## To do
Your task is to copy the listing exactly. Drop any pictures from the copy.

## Data
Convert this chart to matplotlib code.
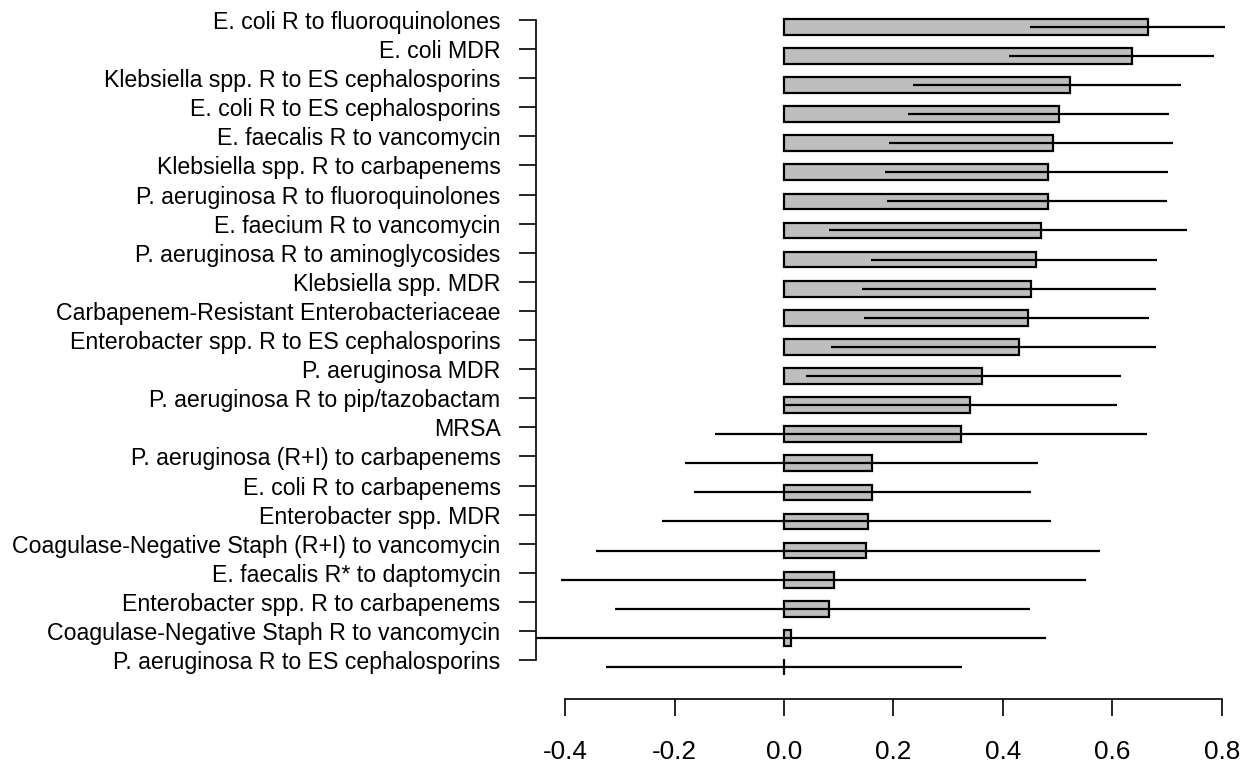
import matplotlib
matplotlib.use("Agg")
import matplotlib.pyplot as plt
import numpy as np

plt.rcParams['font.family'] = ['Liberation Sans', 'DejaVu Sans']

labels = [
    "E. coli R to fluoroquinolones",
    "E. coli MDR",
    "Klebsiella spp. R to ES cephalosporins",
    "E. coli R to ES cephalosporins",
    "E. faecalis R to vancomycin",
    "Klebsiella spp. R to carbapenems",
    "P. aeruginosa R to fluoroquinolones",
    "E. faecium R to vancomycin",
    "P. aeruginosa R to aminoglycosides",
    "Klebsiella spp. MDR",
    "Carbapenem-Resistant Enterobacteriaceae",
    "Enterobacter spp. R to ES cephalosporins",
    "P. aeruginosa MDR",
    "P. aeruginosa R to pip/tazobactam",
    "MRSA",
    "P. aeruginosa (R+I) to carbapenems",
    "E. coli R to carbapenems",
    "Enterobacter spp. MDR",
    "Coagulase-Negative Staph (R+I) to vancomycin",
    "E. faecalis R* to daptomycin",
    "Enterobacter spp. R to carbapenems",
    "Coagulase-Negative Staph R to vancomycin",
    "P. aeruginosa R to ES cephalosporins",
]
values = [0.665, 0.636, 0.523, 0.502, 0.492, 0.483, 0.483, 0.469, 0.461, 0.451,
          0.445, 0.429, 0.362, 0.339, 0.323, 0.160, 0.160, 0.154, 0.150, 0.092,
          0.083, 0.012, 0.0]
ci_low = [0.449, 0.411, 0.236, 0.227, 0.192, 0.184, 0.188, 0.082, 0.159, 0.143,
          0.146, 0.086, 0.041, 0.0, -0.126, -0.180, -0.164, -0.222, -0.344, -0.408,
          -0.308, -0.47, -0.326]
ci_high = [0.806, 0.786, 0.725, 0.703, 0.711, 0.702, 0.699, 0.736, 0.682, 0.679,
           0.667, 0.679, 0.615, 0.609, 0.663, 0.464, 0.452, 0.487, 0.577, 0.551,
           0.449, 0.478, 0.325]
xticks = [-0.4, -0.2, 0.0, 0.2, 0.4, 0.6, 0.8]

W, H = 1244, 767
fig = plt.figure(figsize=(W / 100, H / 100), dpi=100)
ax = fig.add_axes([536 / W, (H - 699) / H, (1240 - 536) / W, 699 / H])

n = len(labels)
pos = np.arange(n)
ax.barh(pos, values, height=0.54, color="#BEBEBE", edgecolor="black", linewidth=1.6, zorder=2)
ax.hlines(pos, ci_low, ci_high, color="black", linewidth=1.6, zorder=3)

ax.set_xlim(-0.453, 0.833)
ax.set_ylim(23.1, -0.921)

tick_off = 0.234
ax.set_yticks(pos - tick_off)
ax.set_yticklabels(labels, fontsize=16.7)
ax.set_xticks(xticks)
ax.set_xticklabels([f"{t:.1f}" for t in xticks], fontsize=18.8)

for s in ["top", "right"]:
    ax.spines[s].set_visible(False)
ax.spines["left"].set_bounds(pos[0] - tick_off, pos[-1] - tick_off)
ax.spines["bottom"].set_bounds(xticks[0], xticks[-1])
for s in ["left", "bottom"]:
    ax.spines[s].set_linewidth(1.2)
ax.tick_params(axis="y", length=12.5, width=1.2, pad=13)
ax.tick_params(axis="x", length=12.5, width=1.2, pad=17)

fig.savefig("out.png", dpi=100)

## The reply
Convert this chart to matplotlib code.
import matplotlib
matplotlib.use("Agg")
import matplotlib.pyplot as plt
import numpy as np

plt.rcParams['font.family'] = ['Liberation Sans', 'DejaVu Sans']

labels = [
    "E. coli R to fluoroquinolones",
    "E. coli MDR",
    "Klebsiella spp. R to ES cephalosporins",
    "E. coli R to ES cephalosporins",
    "E. faecalis R to vancomycin",
    "Klebsiella spp. R to carbapenems",
    "P. aeruginosa R to fluoroquinolones",
    "E. faecium R to vancomycin",
    "P. aeruginosa R to aminoglycosides",
    "Klebsiella spp. MDR",
    "Carbapenem-Resistant Enterobacteriaceae",
    "Enterobacter spp. R to ES cephalosporins",
    "P. aeruginosa MDR",
    "P. aeruginosa R to pip/tazobactam",
    "MRSA",
    "P. aeruginosa (R+I) to carbapenems",
    "E. coli R to carbapenems",
    "Enterobacter spp. MDR",
    "Coagulase-Negative Staph (R+I) to vancomycin",
    "E. faecalis R* to daptomycin",
    "Enterobacter spp. R to carbapenems",
    "Coagulase-Negative Staph R to vancomycin",
    "P. aeruginosa R to ES cephalosporins",
]
values = [0.665, 0.636, 0.523, 0.502, 0.492, 0.483, 0.483, 0.469, 0.461, 0.451,
          0.445, 0.429, 0.362, 0.339, 0.323, 0.160, 0.160, 0.154, 0.150, 0.092,
          0.083, 0.012, 0.0]
ci_low = [0.449, 0.411, 0.236, 0.227, 0.192, 0.184, 0.188, 0.082, 0.159, 0.143,
          0.146, 0.086, 0.041, 0.0, -0.126, -0.180, -0.164, -0.222, -0.344, -0.408,
          -0.308, -0.47, -0.326]
ci_high = [0.806, 0.786, 0.725, 0.703, 0.711, 0.702, 0.699, 0.736, 0.682, 0.679,
           0.667, 0.679, 0.615, 0.609, 0.663, 0.464, 0.452, 0.487, 0.577, 0.551,
           0.449, 0.478, 0.325]
xticks = [-0.4, -0.2, 0.0, 0.2, 0.4, 0.6, 0.8]

W, H = 1244, 767
fig = plt.figure(figsize=(W / 100, H / 100), dpi=100)
ax = fig.add_axes([536 / W, (H - 699) / H, (1240 - 536) / W, 699 / H])

n = len(labels)
pos = np.arange(n)
ax.barh(pos, values, height=0.54, color="#BEBEBE", edgecolor="black", linewidth=1.6, zorder=2)
ax.hlines(pos, ci_low, ci_high, color="black", linewidth=1.6, zorder=3)

ax.set_xlim(-0.453, 0.833)
ax.set_ylim(23.1, -0.921)

tick_off = 0.234
ax.set_yticks(pos - tick_off)
ax.set_yticklabels(labels, fontsize=16.7)
ax.set_xticks(xticks)
ax.set_xticklabels([f"{t:.1f}" for t in xticks], fontsize=18.8)

for s in ["top", "right"]:
    ax.spines[s].set_visible(False)
ax.spines["left"].set_bounds(pos[0] - tick_off, pos[-1] - tick_off)
ax.spines["bottom"].set_bounds(xticks[0], xticks[-1])
for s in ["left", "bottom"]:
    ax.spines[s].set_linewidth(1.2)
ax.tick_params(axis="y", length=12.5, width=1.2, pad=13)
ax.tick_params(axis="x", length=12.5, width=1.2, pad=17)

fig.savefig("out.png", dpi=100)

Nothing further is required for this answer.